Ambos empezaron a volar por el inmenso
salón, bailando en el aire, realizando piruetas y lindas cabriolas. A su paso
dejaban una preciosa estela luminosa, polvos mágicos. Eran dos bellas figuras
las que se deslizaban ágilmente por la inmensidad del vacío. Una preciosa dama
de pelo anaranjado como el fuego, largo y frondoso, que cubría dos maravillosas
perlas azules incrustadas en un bello y afirmado rostro de blanca tez. La otra
figura, un apuesto galán, moreno de ojos grandes y oscuros. Y allí estaban los dos,
batiendo sus maravillosas alas, como mariposas al inicio de la temporada
estival. Se deslizaban sorteando los obstáculos de la sala, majestuosa, con
gran facilidad.
El salón, adornado de maravillosas lámparas
de araña de bohemia, magnífico cristal este, brillaba con cegadores destellos
luminosos y bañaba de luz todo el entorno. Las cortinas, de un acabado
impresionante, se deslizaban a lo largo de toda la pared. Toda la estancia era
una mezcla de colores de tonos suaves y acogedores, tonos blancos, rosados,
amarillos, grises azulados, claros y agradables a la vista. Y allí estaban.
Solos. Batir por aquí, pirueta por allá, un giro… la magia brotaba por cada uno
de los rincones. Pero sólo bastó un instante para que toda aquella alegría se
viera frustrada de un intenso y estruendoso golpe…
- ¡Alto criaturas inmundas! - Era la voz de
su amo, el Gran Mago de Hador, pueblo variopinto en el que conviven multitud de
razas y especies vivas.
- Señor… nosotros no… – contestó la figura
femenina de diminutas dimensiones intentando aplacar la furia de su señor.
- ¡Basta! Os dejo unas lunas solos y ya os
creéis en el derecho de invadir mis habitaciones. Yo no os he tratado mal, pero
os habéis aprovechado de ese privilegio para abusar de mi buena hospitalidad.
- Pero… – increpó el duendecillo masculino
en defensa de los dos - …no teníamos intención de hacerle sentir ofendido, fue
un juego, sólo eso, yo… – atajó el mago cortando sus palabras al viento.
- Habéis abusado de mi confianza y pagaréis
por ello. De todas formas, no seré malvado con vosotros, ya que me habéis sido
de gran utilidad durante el tiempo que habéis estado a mi lado y habéis
aliviado el sentimiento de soledad que siempre me ha invadido.

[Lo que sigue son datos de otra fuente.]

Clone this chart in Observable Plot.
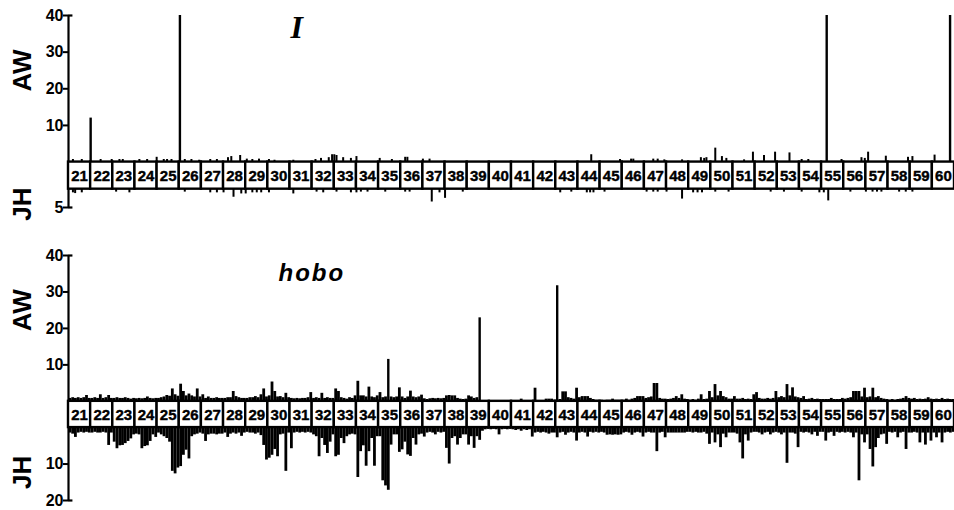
<!DOCTYPE html>
<html><head><meta charset="utf-8">
<script src="https://cdn.jsdelivr.net/npm/d3@7"></script>
<script src="https://cdn.jsdelivr.net/npm/@observablehq/plot@0.6"></script>
<style>
html,body{margin:0;padding:0;background:#fff;}
#chart{width:954px;height:510px;overflow:hidden;background:#fff;}
#chart svg{display:block;}
#chart svg text{font-weight:bold;}
#chart svg text.seg{font-size:15px;letter-spacing:-0.5px;}
#chart svg text.tick{font-size:16px;letter-spacing:1px;}
</style></head>
<body><div id="chart"></div>
<script>
// ---- categories (cytological divisions) ----
const segments = [21,22,23,24,25,26,27,28,29,30,31,32,33,34,35,36,37,38,39,40,
                  41,42,43,44,45,46,47,48,49,50,51,52,53,54,55,56,57,58,59,60];

// ---- tick labels ----
const awTicks = [10, 20, 30, 40];
const iJHTicks = [5];
const hoboJHTicks = [10, 20];
const panelTitles = ["I", "hobo"];

// ---- I element: AW (upward) hybridisation signals ----
const iAWpos = [21.2,21.6,22.0,22.45,22.95,23.3,23.45,24.2,24.55,24.98,25.3,25.45,25.65,26.03,26.25,26.55,26.9,
  27.4,27.7,28.2,28.35,28.75,29.05,29.3,29.6,30.05,30.3,31.15,32.15,32.4,32.75,32.9,33.0,33.1,33.4,33.75,34.0,
  35.05,35.6,36.2,36.3,37.0,37.3,44.6,45.9,46.4,46.5,47.4,47.6,47.9,48.7,49.55,49.7,49.8,50.2,50.5,50.7,51.5,
  51.9,52.4,52.9,53.55,54.1,54.4,55.23,55.9,56.8,56.95,57.1,57.9,58.9,59.1,60.1,60.8];
const iAWval = [0.7,0.7,12,0.7,0.7,0.7,0.7,0.7,0.7,1.3,0.7,0.7,0.7,40,0.7,0.7,0.5,
  0.7,0.7,1.2,1.5,1.8,0.8,0.7,0.8,0.7,0.5,0.5,0.7,1,1.2,2,2,1.8,1.2,1,1.5,
  1,0.7,1.3,1.3,0.8,0.8,2,0.7,0.8,0.8,0.8,0.8,0.6,0.6,1.2,1,1.2,3.8,1.5,1,0.6,
  2.7,1.8,2.7,2.5,0.7,0.7,40,0.7,1.2,1.0,2.7,1.6,1.3,1.5,1.9,40];

// ---- I element: JH (downward) signals ----
const iJHpos = [21.2,21.3,21.6,23.15,23.75,26.25,27.4,27.7,28.0,28.45,28.8,29.0,29.3,29.5,29.7,30.05,31.15,
  32.2,32.5,33.1,33.75,34.0,34.2,34.5,35.3,36.2,36.4,37.4,37.75,38.0,38.8,43.2,43.7,44.4,44.55,44.7,45.2,
  47.1,47.4,47.6,48.0,48.7,49.2,49.4,49.6,50.2,50.8,52.7,53.3,54.1,54.9,55.1,55.3,56.3,57.0,57.3,57.5,57.7,
  58.5,58.8,59.1];
const iJHval = [1,1.2,1,0.8,1,0.8,1,1,1,2.2,1.3,1.3,1,1,1,1,1.3,
  0.8,1,0.8,1,1,0.8,0.8,0.8,0.8,0.8,3.5,1,2.5,0.8,1,0.8,1,1,1,0.8,
  0.8,0.8,0.8,0.8,2.7,1,1,1,0.8,0.8,0.8,0.8,0.8,1,1,3.2,0.8,0.8,0.8,0.8,0.8,
  0.8,0.8,0.8];

// ---- hobo element: AW, eight sub-bands per division ----
const hoboAW = [
  [0.8,1,0.8,1,0.8,1,1.6,0.8],[0.8,1,0.8,1.8,0.8,1,1.6,0.8],[0.8,1,0.8,0.8,1,0.8,0.6,0.8],[0.7,0.8,0.7,0.8,1.2,0.8,0.7,0.8],
  [0.8,1,1.2,1.6,1.4,3.4,1.8,1.4],[4.7,2.7,1.5,2,1.5,1.2,3.4,1.2],[1.8,0.8,1.2,0.8,0.8,1,0.8,0.8],[0.8,1,1,2.7,1.3,1,0.8,0.8],
  [0.8,1,1,1.3,1,1.8,3.4,1.2],[1.5,5.3,2.7,1.2,1.3,1,2.2,1],[0.8,0.7,0.8,0.7,0.8,0.8,1,2.4],[0.8,1,0.8,2.2,0.8,1,0.8,0.8],
  [3.4,2.7,1,0.8,0.6,1,0.8,1.5],[5.5,1.5,1.5,1.2,3.9,1.2,1,1.5],[2.4,1,1.2,11.5,1.2,1,1.2,3.7],[1.2,0.8,1.2,2.8,1.2,1,1.2,1.7],
  [0.7,0.5,0.7,0.8,0.7,0.8,0.7,0.8],[1.5,1.6,1.5,1.5,0.8,0.6,0.5,0.6],[1.5,1.2,0.8,1,22.9,0,0,0],[0,0,0,0,0,0,0,0],
  [0,0,0,0.6,0,0,0,0],[3.6,0,0,0,0.6,0.6,0.6,0.3],[31.7,0.5,2.6,2.6,1,0.8,0.6,3.6],[1,1.3,1.3,1.3,0.8,0.5,0.3,0.3],
  [0.3,0,0.3,0.3,0.6,0.3,0.3,0.3],[0.3,0.6,0.3,0.6,0.8,1.3,1.3,1.3],[0.8,1,1.2,4.9,4.9,0.8,0.6,0.6],[0.5,0.6,0.8,1.3,0.8,1.8,0.6,0.5],
  [0.3,0.5,0.3,0.6,1.8,0.5,0.6,2.7],[1,4.6,1.5,2.7,1.3,1,0.6,0.6],[1.3,0.6,0.6,0.8,0.5,0.6,0.5,1.8],[2.4,0.8,0.6,0.6,0.8,0.6,0.8,2.7],
  [1,1.3,1,4.6,1.5,3.7,1.2,1],[0.8,1.3,0.5,0.6,0.8,0.5,0.6,0.5],[0.5,0.5,0.5,0.8,0.5,0.5,0.5,0.8],[0.6,0.8,1,2.7,2.7,2.7,1.2,3.6],
  [1,1.2,3.6,1,1.3,0.8,0.6,0.5],[0.3,0.5,0.3,0.5,0.6,0.8,1.3,0.8],[0.6,0.8,0.5,0.6,0.5,0.6,1,0.6],[0.5,0.6,0.5,0.8,0.5,0.6,0.5,0.5]
];

// ---- hobo element: JH ----
const hoboJH = [
  [1.5,1.8,2.7,1.5,1.3,1.5,1.3,1.5],[1.5,1.3,1.5,1.5,1.3,1.5,4.9,1.5],[4,5.8,5,4.9,4.4,3.8,3.1,2],[1.8,2,5.8,5.2,5,3.8,2,2.7],
  [1.5,2,2.5,3,4,12,12.7,11.1],[10.7,7.6,6.2,8.6,2.5,2,1.8,1.5],[1.8,3.8,2,1.8,1.8,2,1.8,1.8],[1.5,2.7,1.8,1.5,1.8,1.5,2.4,1.5],
  [1.3,1.5,1.5,1.8,1.5,2.2,4.9,8.9],[8.4,7.6,6,8,2,1.8,12,1.5],[5.8,1.5,1.3,1.5,1.3,1.5,1.3,1.5],[2,2.5,8,3,4.9,7.1,4,2],
  [8,7.6,3,4.4,2.5,2,1.8,2],[13.7,6.6,5,10.6,6.6,3,10.6,2.5],[2.5,14.6,16,17.2,4.8,2,2,6.8],[6.1,4,7.5,7.9,3,4.8,2,1.8],
  [2.6,1.5,1.3,1.5,2,1.3,1.5,1.3],[5.7,10,3,2.5,4.8,3,2,2],[4.8,2.5,5.7,2.5,3.5,1,0.6,0.5],[0.6,0.5,0.6,2,0.6,0.5,0.6,0.5],
  [0.6,0.8,0.6,1,0.6,0.8,0.6,2.6],[1.5,1.3,1.5,1.3,1.5,1.8,1.5,1.5],[2.8,1.5,1.3,2.1,1.5,1.3,1.5,3.7],[1.5,1.3,1.5,2.6,1.3,1.5,1.3,1.5],
  [1.3,1.5,2.1,2,2.1,2,2.1,2],[1.5,1.3,1.5,2.1,1.5,1.3,1.5,2.6],[1.5,1.3,1.5,1.5,6.6,1.5,1.3,2.8],[1.5,1.5,1.5,1.5,1.5,1.5,1.5,1.3],
  [1.3,1.5,1.3,1.5,1.5,1.3,1.8,4.6],[1.5,4.2,2,5.5,1.8,2.8,1.5,1.5],[1.5,1.8,4.2,8.6,2,3.7,1.5,1.3],[1.3,1.5,2,1.5,1.3,2,1.5,1.3],
  [1.5,2,1.5,9.8,1.5,1.5,1.8,5.5],[1.3,1.5,1.3,1.5,2,1.3,2.4,1.3],[1.3,3.7,1.5,1.3,2.4,1.3,1.5,1.3],[1.5,1.3,1.5,2.8,1.5,14.6,2,4.2],
  [2,6,10.8,5.5,3,2,1.8,4.6],[1.3,1.5,1.3,2.8,1.5,1.3,6,1.5],[1.5,1.3,1.5,4.2,1.5,4.8,1.5,3.7],[1.5,2.8,1.5,4.2,1.5,1.3,1.5,1.3]
];

// ---- build tables ----
const pairs = (pos, val) => pos.map((x, i) => ({x, v: val[i]}));
const binned = rows => rows.flatMap((vals, s) => vals.map((v, i) => ({x: segments[s] + (i + 0.5) / vals.length, v})));

const FONT = "'Liberation Sans', Arial, Helvetica, sans-serif";

function panel({height, marginBottom, band, jhMax, aw, jh, jhTicks, title, titleFont, titleDx, titleDy, jhLabelY, barWidth, spikeWidth}) {
  const x0 = segments[0], x1 = segments[segments.length - 1] + 1;
  const jhY = jhTicks.map(t => ({t, y: -band - t}));
  return Plot.plot({
    width: 954, height, marginLeft: 68, marginRight: 0, marginTop: 15, marginBottom,
    x: {domain: [x0, x1], axis: null},
    y: {domain: [-band - jhMax, 40], axis: null},
    style: {fontFamily: FONT, fontSize: "14px", fontWeight: "bold", background: "white", overflow: "visible"},
    marks: [
      Plot.ruleX(aw, {x: "x", y1: 0, y2: "v", stroke: "black", strokeWidth: d => d.v > 8 ? spikeWidth : barWidth}),
      Plot.ruleX(jh, {x: "x", y1: -band, y2: d => -band - d.v, stroke: "black", strokeWidth: barWidth}),
      Plot.rect(segments, {x1: d => d, x2: d => d + 1, y1: -band, y2: 0, fill: "white", stroke: "black", strokeWidth: 2.4}),
      Plot.text(segments, {x: d => d + 0.5, y: -band / 2, text: d => String(d), fontSize: 15, fontWeight: "bold",
        fill: "black", stroke: "black", strokeWidth: 0.4, dy: 1, className: "seg"}),
      // axis lines
      Plot.ruleX([x0], {y1: 0, y2: 40, stroke: "black", strokeWidth: 2.2}),
      Plot.ruleX([x0], {y1: -band, y2: -band - jhMax, stroke: "black", strokeWidth: 2.2}),
      Plot.ruleY([40, -band - jhMax], {x1: x0, x2: x0 + 0.2, stroke: "black", strokeWidth: 2.2}),
      // ticks
      Plot.axisY(awTicks, {tickSize: 5, strokeWidth: 2, tickFormat: () => "", label: null}),
      Plot.axisY(jhY.map(d => d.y), {tickSize: 5, strokeWidth: 2, tickFormat: () => "", label: null}),
      // tick labels
      Plot.text(awTicks, {frameAnchor: "left", y: d => d, dx: -5, textAnchor: "end", text: d => String(d),
        fontSize: 16, fontWeight: "bold", fill: "black", className: "tick"}),
      Plot.text(jhY, {frameAnchor: "left", y: "y", dx: -5, textAnchor: "end", text: d => String(d.t),
        fontSize: 16, fontWeight: "bold", fill: "black", className: "tick"}),
      // axis titles
      Plot.text(["AW"], {frameAnchor: "left", y: 25, dx: -46, rotate: -90, textAnchor: "middle", fontSize: 26, fontWeight: "bold", fill: "black"}),
      Plot.text(["JH"], {frameAnchor: "left", y: jhLabelY, dx: -46, rotate: -90, textAnchor: "middle", fontSize: 26, fontWeight: "bold", fill: "black"}),
      // panel title
      Plot.text([title], {frameAnchor: "top-left", dx: titleDx, dy: titleDy, textAnchor: "start", lineAnchor: "bottom",
        fontFamily: titleFont.family, fontSize: titleFont.size, fontStyle: "italic", fontWeight: "bold", fill: "black"})
    ]
  });
}

const topPanel = panel({
  height: 240, marginBottom: 33, band: 7.4, jhMax: 5,
  aw: pairs(iAWpos, iAWval), jh: pairs(iJHpos, iJHval), jhTicks: iJHTicks,
  title: panelTitles[0], titleFont: {family: "'Liberation Serif', 'DejaVu Serif', serif", size: 32},
  titleDx: 222, titleDy: 22, jhLabelY: -11.5, barWidth: 2, spikeWidth: 2.4
});
const bottomPanel = panel({
  height: 270, marginBottom: 10, band: 7.2, jhMax: 20,
  aw: binned(hoboAW), jh: binned(hoboJH), jhTicks: hoboJHTicks,
  title: panelTitles[1], titleFont: {family: FONT, size: 24},
  titleDx: 210, titleDy: 25, jhLabelY: -19.5, barWidth: 2.8, spikeWidth: 2.4
});
const root = document.getElementById("chart");
root.appendChild(topPanel);
root.appendChild(bottomPanel);
bottomPanel.querySelectorAll("text").forEach(t => { if (t.textContent === "hobo") t.setAttribute("letter-spacing", "2"); });
</script>
</body></html>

El mago lanzó un conjuro al aire y una nube
de polvo dorado envolvió a los dos duendecillos, arrastrándolos hacia una caja
de escasas dimensiones. Sus cuerpos se tensaron y adquirieron rigidez,
adoptando una postura graciosa. Los había convertido en figuras. Luego los posó
en el centro de una plataforma, enfrentados el uno al otro y cogidos en postura
de baile, dotó a la plataforma, de aspecto circular, de capacidad para girar y,
en su centro, girarían las figuras. Y, como guinda final de aquel pastel, puso
música a su alrededor, la misma que había sonado cuando los descubrió en el
salón. Su magia impregnó la caja y, siempre que estuviese abierta sonaría
aquella música mientras los duendes bailaban al son de las dulces notas
musicales. Mientras estuviera cerrada estarían condenados a la oscuridad y al
más absoluto silencio. Así, sin saberlo, cada vez que abrimos una caja de
música, privamos a sus habitantes de la esclavitud que antaño les fue impuesta
y les damos la oportunidad de volver a disfrutar de aquel último baile.
Mientras esté abierta y dure la música, la magia permanecerá entre nosotros.